Wednesday, February 25, 2015

Marriage - So Who's Asking? / Lloyd



In 1967, when Judy and I were M Men-Gleaner leaders and first married, we found ourselves counseling women approaching age 30 that they could be much more active in getting married than waiting for Brother Right to propose.  


For women, we introduced strategic planning, preparation, and tactics, i.e., role playing, to help them better appreciate the dynamics involved.


For men, we emphasized courage and stepping up, but they didn't seem to need much encouragement then. Women, however, outnumbered men. So women getting married, especially to men already in the Church, was more competitive. 

48 years later, with men more inclined to just hang out, getting a proposal of marriage is even more challenging for women.


ruth, naomi & boaz


Ironically, the name Gleaner brings to mind Ruth.  She was an alien in Israel, and her mother-in-law Naomi gave her important guidance in helping Boaz admit to himself a certain affection towards Ruth, which he had misinterpreted as charity and helpfulness on his part.


Also, Boaz had an age-difference thing that Naomi neatly circumvented and cleared the way to forging an important link in the genealogy of Jesus Christ.

proposals - rules of thumb


Two rules of thumb I've noticed over the years:


First - Most men I know who are persistent in proposing after the woman declines several times end up wishing they hadn’t won. When she says “no,” believe her.


Second - Mostly, men are willing to propose when the woman has one way or another let him know first she will accept the proposal. The story of Ruth & Boaz fits here.


a modern marriage proposal


That said, I especially enjoy the following account of a modern marriage proposal:


I proposed to my husband and this summer we'll be celebrating our 10th anniversary!


We'd dated for a couple years, we were committed, happy and I didn't plan to ask. We were in the produce department and I don't remember what he said, but he made me laugh really hard and I just felt so happy and content and realized that all I needed was him. Spontaneously, I said, "So, you think you might want to get married?" He broke out in a huge grin and said, "Yeah, I think that might be a good idea." Seriously. That's our story. No ring. No getting down on one knee. And I still feel giddy remembering it. I think every relationship is different. Luckily, we don't subscribe to old conventions when it comes to ours.

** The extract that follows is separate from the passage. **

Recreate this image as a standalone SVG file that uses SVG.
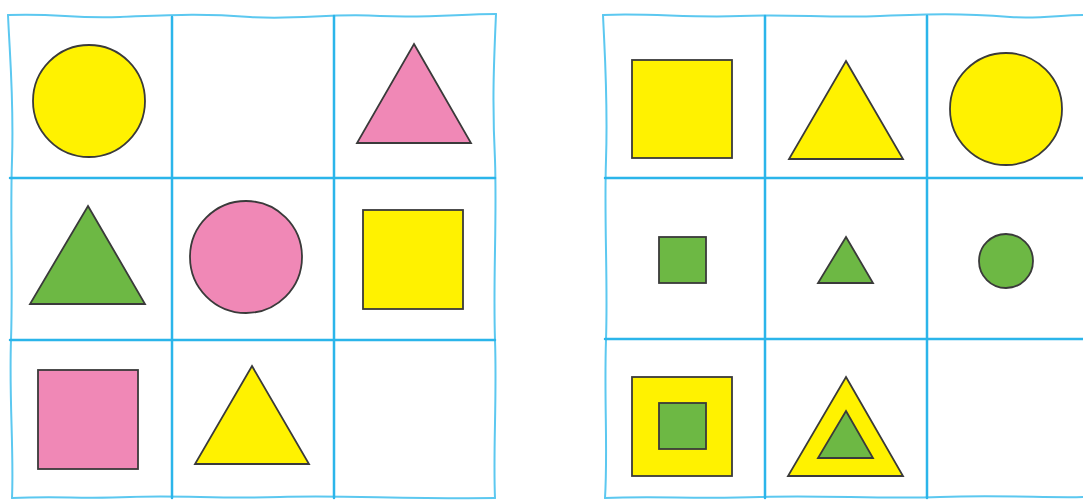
<svg xmlns="http://www.w3.org/2000/svg" width="1083" height="500" viewBox="0 0 1083 500">
<style>
.grid{fill:none;stroke:#2bb5ea;stroke-width:2.5;stroke-linecap:round}
.wave{fill:none;stroke:#5cc8f0;stroke-width:2;stroke-linecap:round}
.s{stroke:#3a3a3a;stroke-width:1.8;stroke-linejoin:miter}
.y{fill:#fff200}.p{fill:#f088b6}.g{fill:#6db844}
</style>
<rect width="1083" height="500" fill="#fff"/>
<g id="grid-left">
<path class="wave" d="M8,15 C60,13 70,19 120,17 C170,15 200,13 250,17 C300,20 330,13 380,16 C430,18 460,14 496,14"/>
<path class="wave" d="M8,15 C10,60 14,100 12,160 C10,220 13,280 11,340 C9,400 14,450 12,498"/>
<path class="wave" d="M496,14 C494,60 492,100 495,160 C497,220 493,280 495,340 C497,400 493,450 495,498"/>
<path class="wave" d="M12,498 C60,496 80,499 130,497 C180,495 220,499 280,497 C340,495 400,499 495,498"/>
<path class="grid" d="M172,17 L172,498 M334,16 L334,498 M10,178 L495,178 M10,340 L495,340"/>
</g>
<g id="grid-right">
<path class="wave" d="M603,15 C650,13 690,18 740,16 C790,14 830,18 880,16 C930,14 960,13 1010,17 C1040,19 1060,15 1083,15"/>
<path class="wave" d="M603,15 C605,60 608,100 606,160 C604,220 608,280 606,340 C604,400 608,450 605,498"/>
<path class="wave" d="M605,498 C650,496 700,499 760,497 C820,495 880,499 940,497 C1000,495 1050,498 1083,497"/>
<path class="grid" d="M765,16 L765,498 M927,16 L927,498 M605,178 L1083,178 M605,339 L1083,339"/>
</g>
<g id="l-r1c1"><circle class="s y" cx="89" cy="101" r="56"/></g>
<g id="l-r1c3"><polygon class="s p" points="414,44 471,143 357,143"/></g>
<g id="l-r2c1"><polygon class="s g" points="88,206 145,304 30,304"/></g>
<g id="l-r2c2"><circle class="s p" cx="246" cy="257" r="56"/></g>
<g id="l-r2c3"><rect class="s y" x="363" y="210" width="100" height="99"/></g>
<g id="l-r3c1"><rect class="s p" x="38" y="370" width="100" height="99"/></g>
<g id="l-r3c2"><polygon class="s y" points="252,366 309,464 195,464"/></g>
<g id="r-r1c1"><rect class="s y" x="632" y="60" width="100" height="98"/></g>
<g id="r-r1c2"><polygon class="s y" points="846,61 903,159 789,159"/></g>
<g id="r-r1c3"><circle class="s y" cx="1006" cy="109" r="56"/></g>
<g id="r-r2c1"><rect class="s g" x="659" y="237" width="47" height="46"/></g>
<g id="r-r2c2"><polygon class="s g" points="846,237 873,283 818,283"/></g>
<g id="r-r2c3"><circle class="s g" cx="1006" cy="261" r="27"/></g>
<g id="r-r3c1"><rect class="s y" x="632" y="377" width="100" height="99"/><rect class="s g" x="659" y="403" width="47" height="46"/></g>
<g id="r-r3c2"><polygon class="s y" points="846,377 903,476 788,476"/><polygon class="s g" points="846,411 873,458 818,458"/></g>
</svg>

We can't always trust our emotions--especially in a powerful, cinematic moment like a proposal. But I think that underneath the emotion, there's always something (cliche as it sounds) in your gut that tells you if it's the right thing to do. In our culture we accept that you should follow your heart and obey your instinct. I think that's all right, so long as you're NOT ignoring your deep down voice. Mine was telling me "yes" that day in the produce department, and thankfully, so was his. I knew it was the right thing. It still is. [Comment from Amy to blog post  Team Practical: Women Proposing to Men]


so who’s asking?

In truth, when carefully considered, “Who’s asking” is more often softly blurred, and that’s ok.